TASK TO COMPLETE> Records follow. Pull out every line that contains "image".
****************
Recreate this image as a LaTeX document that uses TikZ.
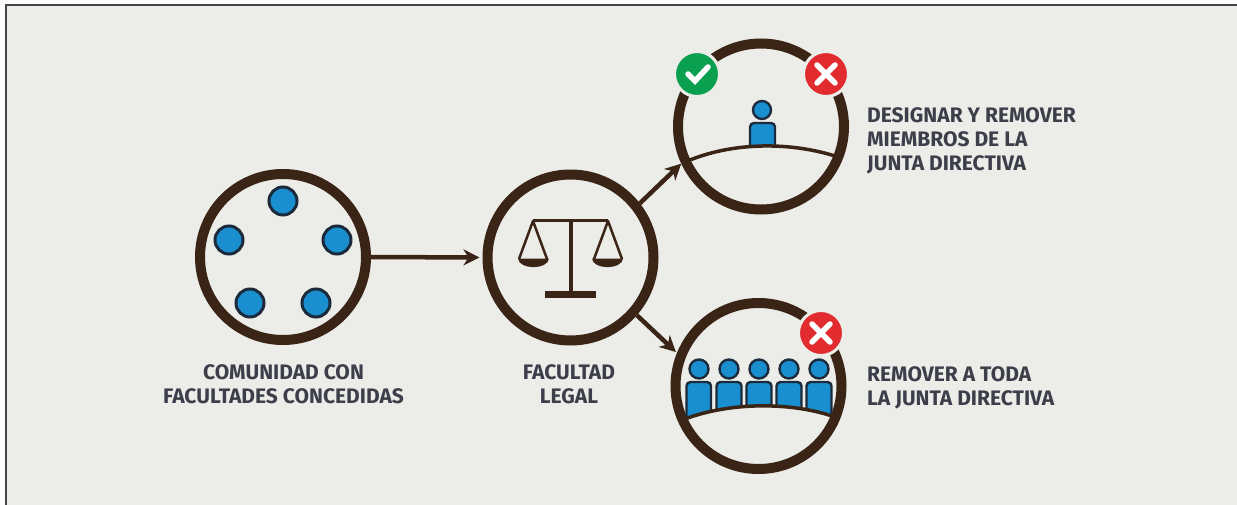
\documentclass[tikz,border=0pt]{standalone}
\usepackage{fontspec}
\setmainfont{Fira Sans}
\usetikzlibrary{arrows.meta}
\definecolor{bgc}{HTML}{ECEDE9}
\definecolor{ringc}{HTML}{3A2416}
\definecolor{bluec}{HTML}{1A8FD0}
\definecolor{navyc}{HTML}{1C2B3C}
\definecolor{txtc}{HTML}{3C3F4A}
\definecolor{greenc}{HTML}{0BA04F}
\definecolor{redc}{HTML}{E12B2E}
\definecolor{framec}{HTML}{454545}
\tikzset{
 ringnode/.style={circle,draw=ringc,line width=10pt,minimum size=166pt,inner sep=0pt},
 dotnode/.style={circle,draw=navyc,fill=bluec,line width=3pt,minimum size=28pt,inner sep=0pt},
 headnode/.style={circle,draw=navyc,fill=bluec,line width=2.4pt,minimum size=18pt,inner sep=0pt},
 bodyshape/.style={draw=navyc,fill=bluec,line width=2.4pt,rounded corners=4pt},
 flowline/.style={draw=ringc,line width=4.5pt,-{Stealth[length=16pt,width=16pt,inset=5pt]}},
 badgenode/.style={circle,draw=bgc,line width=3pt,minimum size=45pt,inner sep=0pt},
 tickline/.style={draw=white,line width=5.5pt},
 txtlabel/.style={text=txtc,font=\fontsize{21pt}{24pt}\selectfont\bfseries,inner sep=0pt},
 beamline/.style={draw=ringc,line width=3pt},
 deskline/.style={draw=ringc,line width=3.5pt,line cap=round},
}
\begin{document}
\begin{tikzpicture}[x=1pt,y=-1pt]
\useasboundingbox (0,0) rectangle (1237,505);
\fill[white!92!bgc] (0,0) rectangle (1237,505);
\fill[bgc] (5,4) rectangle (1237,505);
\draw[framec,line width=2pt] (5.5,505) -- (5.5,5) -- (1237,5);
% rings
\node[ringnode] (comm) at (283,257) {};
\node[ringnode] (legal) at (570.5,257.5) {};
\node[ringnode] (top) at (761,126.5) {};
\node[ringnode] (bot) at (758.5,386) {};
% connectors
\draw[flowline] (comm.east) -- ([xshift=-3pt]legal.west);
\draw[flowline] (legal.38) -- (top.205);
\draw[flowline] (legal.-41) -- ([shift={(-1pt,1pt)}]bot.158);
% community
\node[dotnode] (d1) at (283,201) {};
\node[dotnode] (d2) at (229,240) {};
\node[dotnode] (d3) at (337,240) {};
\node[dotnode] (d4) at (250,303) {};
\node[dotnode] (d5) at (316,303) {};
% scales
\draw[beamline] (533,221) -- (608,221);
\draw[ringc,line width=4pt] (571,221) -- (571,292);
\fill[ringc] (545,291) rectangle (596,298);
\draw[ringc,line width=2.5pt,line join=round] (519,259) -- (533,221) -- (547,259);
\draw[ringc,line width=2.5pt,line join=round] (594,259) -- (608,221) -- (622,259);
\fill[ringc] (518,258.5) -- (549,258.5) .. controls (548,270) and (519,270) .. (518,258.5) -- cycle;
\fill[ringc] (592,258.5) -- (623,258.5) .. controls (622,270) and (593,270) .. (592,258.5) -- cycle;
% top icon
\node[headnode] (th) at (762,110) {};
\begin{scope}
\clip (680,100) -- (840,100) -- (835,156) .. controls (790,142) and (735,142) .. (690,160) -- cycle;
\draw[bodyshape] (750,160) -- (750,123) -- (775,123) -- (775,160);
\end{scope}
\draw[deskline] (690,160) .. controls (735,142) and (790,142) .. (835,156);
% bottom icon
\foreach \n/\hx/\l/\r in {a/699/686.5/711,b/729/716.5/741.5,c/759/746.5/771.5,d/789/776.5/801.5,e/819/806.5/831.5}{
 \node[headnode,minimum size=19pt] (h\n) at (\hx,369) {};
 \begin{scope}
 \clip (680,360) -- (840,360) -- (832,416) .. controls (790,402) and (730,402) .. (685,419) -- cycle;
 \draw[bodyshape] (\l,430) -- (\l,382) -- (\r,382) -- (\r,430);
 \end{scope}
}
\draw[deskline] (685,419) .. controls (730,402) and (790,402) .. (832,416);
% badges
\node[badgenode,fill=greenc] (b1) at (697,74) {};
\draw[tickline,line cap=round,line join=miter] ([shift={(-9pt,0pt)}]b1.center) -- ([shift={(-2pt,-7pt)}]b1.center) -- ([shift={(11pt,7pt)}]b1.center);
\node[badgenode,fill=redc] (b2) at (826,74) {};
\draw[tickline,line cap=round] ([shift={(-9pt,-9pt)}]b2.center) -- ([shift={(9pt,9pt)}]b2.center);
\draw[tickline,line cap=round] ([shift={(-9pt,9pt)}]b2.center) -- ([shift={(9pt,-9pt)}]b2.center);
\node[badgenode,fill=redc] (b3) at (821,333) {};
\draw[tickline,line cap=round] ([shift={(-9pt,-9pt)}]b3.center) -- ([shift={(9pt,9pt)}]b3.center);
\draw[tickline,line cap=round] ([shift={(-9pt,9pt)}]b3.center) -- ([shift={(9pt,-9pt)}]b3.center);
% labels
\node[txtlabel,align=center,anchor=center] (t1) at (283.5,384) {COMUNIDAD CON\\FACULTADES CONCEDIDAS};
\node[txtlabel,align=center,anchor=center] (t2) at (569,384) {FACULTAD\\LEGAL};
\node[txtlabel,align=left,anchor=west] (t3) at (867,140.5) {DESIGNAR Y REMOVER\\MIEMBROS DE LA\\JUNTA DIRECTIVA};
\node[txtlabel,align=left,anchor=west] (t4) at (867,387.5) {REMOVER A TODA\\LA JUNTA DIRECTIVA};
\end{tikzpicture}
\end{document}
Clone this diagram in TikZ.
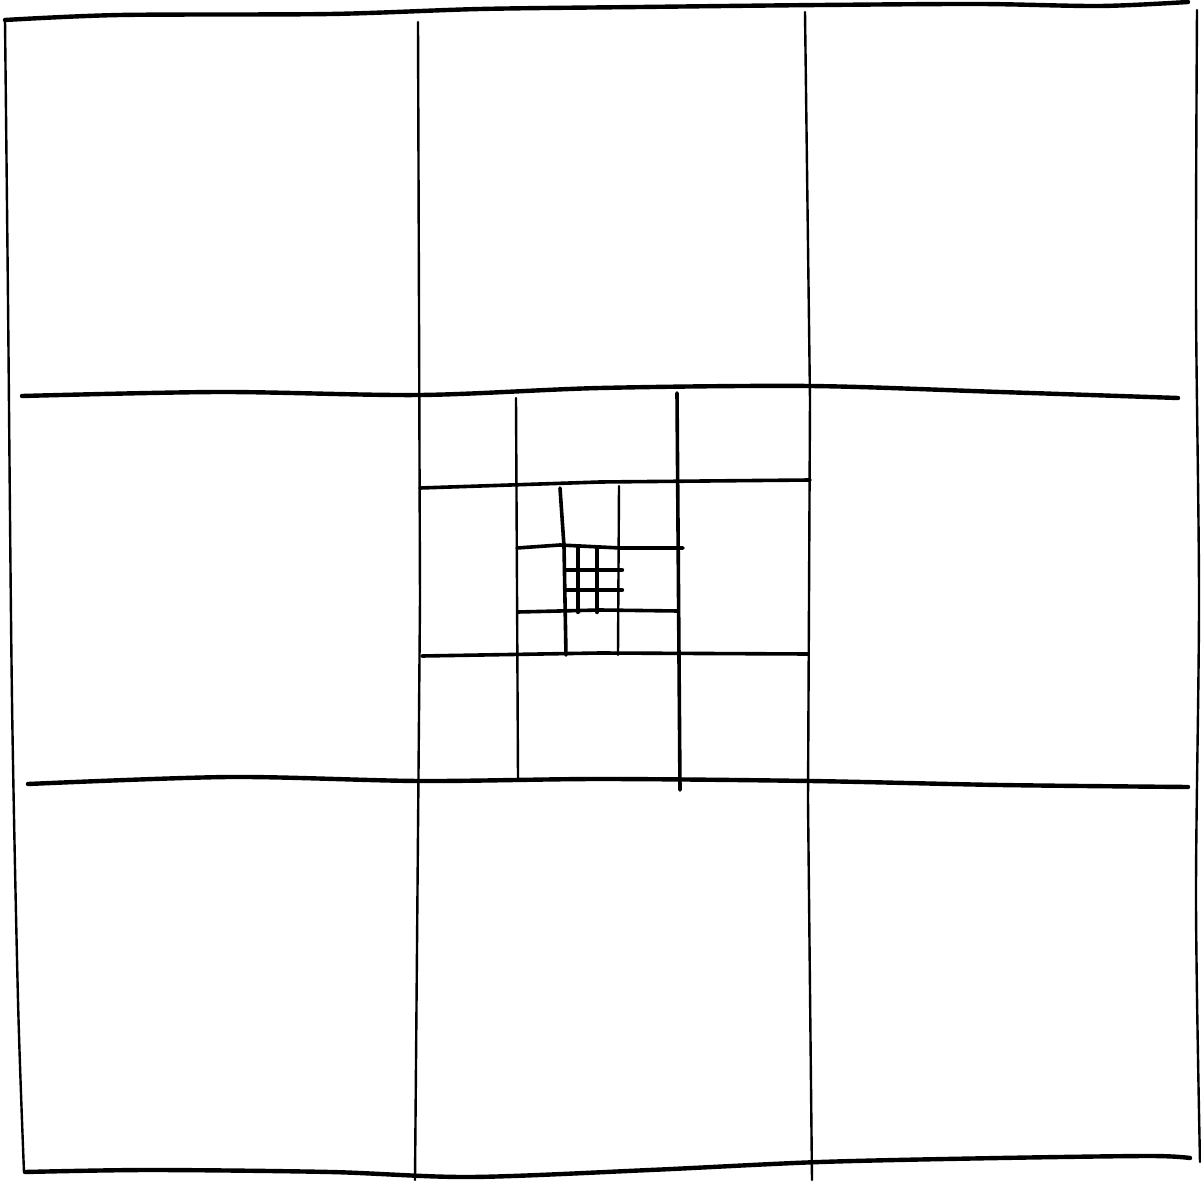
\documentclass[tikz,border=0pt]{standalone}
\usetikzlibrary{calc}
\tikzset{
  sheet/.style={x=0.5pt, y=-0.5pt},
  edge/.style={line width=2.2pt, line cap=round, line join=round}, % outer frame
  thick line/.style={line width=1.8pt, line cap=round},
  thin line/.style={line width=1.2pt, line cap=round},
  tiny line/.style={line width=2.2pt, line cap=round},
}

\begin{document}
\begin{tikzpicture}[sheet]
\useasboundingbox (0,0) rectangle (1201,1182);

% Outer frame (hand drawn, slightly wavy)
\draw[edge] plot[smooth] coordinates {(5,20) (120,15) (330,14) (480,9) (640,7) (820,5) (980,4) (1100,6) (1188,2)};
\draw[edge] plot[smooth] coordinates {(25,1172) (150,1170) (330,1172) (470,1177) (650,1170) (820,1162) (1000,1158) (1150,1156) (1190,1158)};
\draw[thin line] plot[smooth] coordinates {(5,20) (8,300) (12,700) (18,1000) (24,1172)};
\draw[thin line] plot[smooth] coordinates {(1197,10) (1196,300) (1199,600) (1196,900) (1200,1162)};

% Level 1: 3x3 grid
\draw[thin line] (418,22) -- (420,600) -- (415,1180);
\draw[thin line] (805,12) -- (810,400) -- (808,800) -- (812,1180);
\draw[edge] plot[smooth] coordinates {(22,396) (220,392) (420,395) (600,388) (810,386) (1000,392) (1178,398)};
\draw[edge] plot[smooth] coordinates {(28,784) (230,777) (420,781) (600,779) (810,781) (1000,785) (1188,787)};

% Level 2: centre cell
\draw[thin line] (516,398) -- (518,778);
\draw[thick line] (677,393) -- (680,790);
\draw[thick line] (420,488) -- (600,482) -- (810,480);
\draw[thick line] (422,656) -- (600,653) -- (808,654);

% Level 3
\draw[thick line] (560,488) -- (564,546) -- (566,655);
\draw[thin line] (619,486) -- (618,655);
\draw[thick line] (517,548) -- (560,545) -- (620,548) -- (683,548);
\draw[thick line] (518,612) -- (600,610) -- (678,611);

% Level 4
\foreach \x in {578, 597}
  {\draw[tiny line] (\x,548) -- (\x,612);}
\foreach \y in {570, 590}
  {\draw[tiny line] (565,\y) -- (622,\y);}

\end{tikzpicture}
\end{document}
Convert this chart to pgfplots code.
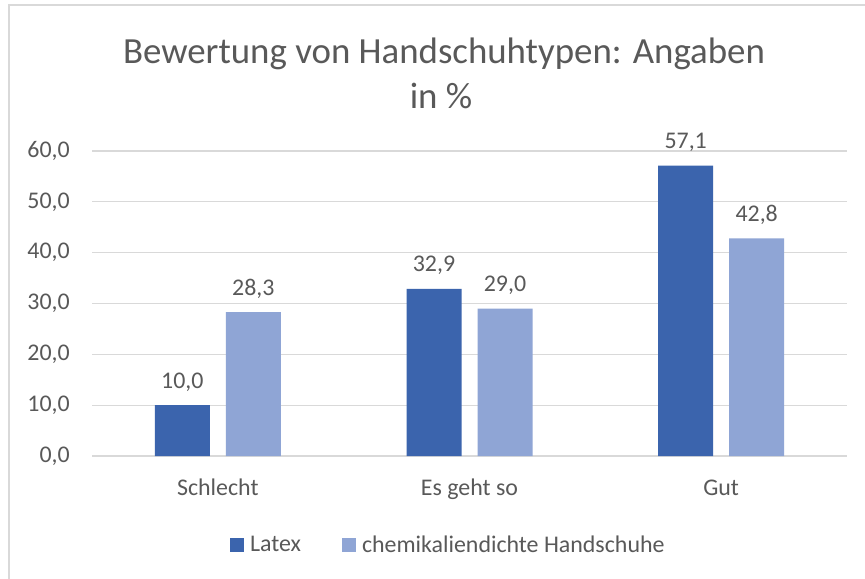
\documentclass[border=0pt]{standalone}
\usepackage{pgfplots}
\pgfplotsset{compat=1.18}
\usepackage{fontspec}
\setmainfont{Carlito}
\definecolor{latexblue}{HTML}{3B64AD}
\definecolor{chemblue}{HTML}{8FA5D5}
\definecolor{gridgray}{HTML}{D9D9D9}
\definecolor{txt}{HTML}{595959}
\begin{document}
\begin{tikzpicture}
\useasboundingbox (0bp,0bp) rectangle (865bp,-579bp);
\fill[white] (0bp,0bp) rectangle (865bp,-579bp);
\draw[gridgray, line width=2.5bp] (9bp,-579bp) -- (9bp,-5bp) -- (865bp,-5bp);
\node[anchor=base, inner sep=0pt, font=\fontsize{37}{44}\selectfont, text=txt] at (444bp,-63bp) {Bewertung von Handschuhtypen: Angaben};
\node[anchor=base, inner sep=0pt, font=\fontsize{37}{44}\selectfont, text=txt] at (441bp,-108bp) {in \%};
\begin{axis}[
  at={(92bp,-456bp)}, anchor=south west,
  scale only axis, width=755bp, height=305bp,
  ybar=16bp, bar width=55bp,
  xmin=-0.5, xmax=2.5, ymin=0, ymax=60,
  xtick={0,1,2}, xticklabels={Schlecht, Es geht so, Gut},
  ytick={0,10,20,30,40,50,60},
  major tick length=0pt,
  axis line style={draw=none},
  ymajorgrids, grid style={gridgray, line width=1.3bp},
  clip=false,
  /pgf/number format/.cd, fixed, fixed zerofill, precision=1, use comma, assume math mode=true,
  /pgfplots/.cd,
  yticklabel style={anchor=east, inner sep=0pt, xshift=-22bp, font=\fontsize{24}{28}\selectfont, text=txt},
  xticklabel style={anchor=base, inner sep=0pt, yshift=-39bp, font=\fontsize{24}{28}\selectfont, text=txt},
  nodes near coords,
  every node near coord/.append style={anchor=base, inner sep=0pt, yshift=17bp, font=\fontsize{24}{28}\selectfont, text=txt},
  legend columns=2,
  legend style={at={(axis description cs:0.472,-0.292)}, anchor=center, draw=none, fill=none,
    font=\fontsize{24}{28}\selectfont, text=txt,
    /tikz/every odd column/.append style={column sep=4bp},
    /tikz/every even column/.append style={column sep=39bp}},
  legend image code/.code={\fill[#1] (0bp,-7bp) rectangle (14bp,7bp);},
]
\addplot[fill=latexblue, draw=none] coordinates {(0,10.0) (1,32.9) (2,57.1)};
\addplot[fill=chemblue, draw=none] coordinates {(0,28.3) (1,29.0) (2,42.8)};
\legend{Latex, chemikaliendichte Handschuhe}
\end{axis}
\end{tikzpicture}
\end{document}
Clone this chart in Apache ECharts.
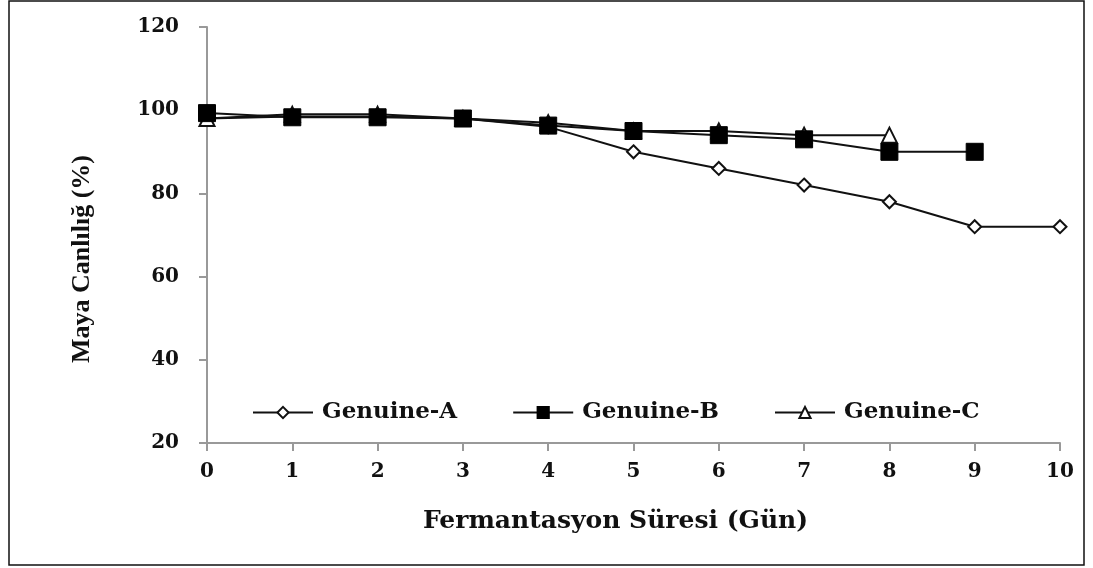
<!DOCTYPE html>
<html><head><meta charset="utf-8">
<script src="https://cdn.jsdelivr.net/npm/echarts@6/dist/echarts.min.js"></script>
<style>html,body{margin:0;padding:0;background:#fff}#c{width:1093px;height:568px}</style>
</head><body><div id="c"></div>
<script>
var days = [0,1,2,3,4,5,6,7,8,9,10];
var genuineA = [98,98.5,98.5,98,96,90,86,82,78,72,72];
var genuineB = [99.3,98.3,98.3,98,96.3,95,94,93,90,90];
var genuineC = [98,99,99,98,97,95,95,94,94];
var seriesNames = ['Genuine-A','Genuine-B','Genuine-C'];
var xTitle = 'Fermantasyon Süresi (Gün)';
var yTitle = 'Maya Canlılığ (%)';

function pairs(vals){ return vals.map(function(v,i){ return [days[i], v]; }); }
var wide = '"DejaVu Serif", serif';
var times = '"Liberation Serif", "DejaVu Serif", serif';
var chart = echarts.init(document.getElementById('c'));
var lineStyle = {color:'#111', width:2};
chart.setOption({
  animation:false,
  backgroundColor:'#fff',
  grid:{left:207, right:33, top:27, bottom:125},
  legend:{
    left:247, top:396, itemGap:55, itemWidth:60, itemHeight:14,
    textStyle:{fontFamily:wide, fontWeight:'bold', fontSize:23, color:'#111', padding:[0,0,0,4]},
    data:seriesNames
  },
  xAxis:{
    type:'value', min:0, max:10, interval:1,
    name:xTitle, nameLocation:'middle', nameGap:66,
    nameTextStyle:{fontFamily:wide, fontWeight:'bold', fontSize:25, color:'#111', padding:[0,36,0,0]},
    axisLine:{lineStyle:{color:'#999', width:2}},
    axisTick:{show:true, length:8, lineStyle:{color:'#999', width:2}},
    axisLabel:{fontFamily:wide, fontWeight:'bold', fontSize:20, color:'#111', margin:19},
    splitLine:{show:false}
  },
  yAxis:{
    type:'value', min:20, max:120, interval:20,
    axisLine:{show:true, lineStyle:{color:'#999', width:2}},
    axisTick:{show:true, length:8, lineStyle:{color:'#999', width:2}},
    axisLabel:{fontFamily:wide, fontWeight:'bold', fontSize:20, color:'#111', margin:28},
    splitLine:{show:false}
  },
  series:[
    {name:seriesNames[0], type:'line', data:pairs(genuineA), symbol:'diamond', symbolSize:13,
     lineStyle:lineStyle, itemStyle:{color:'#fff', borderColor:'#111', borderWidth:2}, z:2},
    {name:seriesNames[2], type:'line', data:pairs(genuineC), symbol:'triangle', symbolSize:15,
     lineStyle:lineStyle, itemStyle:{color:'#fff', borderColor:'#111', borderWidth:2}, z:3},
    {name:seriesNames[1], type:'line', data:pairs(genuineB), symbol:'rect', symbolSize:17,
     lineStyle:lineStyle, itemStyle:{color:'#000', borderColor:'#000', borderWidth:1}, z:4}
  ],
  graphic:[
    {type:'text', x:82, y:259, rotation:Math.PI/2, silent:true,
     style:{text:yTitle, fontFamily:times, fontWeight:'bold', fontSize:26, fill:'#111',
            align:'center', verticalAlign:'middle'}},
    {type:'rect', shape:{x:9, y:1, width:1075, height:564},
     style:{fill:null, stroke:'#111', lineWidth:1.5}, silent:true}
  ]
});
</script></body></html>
****************
SOLUTION BELOW>
Recreate this image as a LaTeX document that uses TikZ.
  legend image code/.code={\fill[#1] (0bp,-7bp) rectangle (14bp,7bp);},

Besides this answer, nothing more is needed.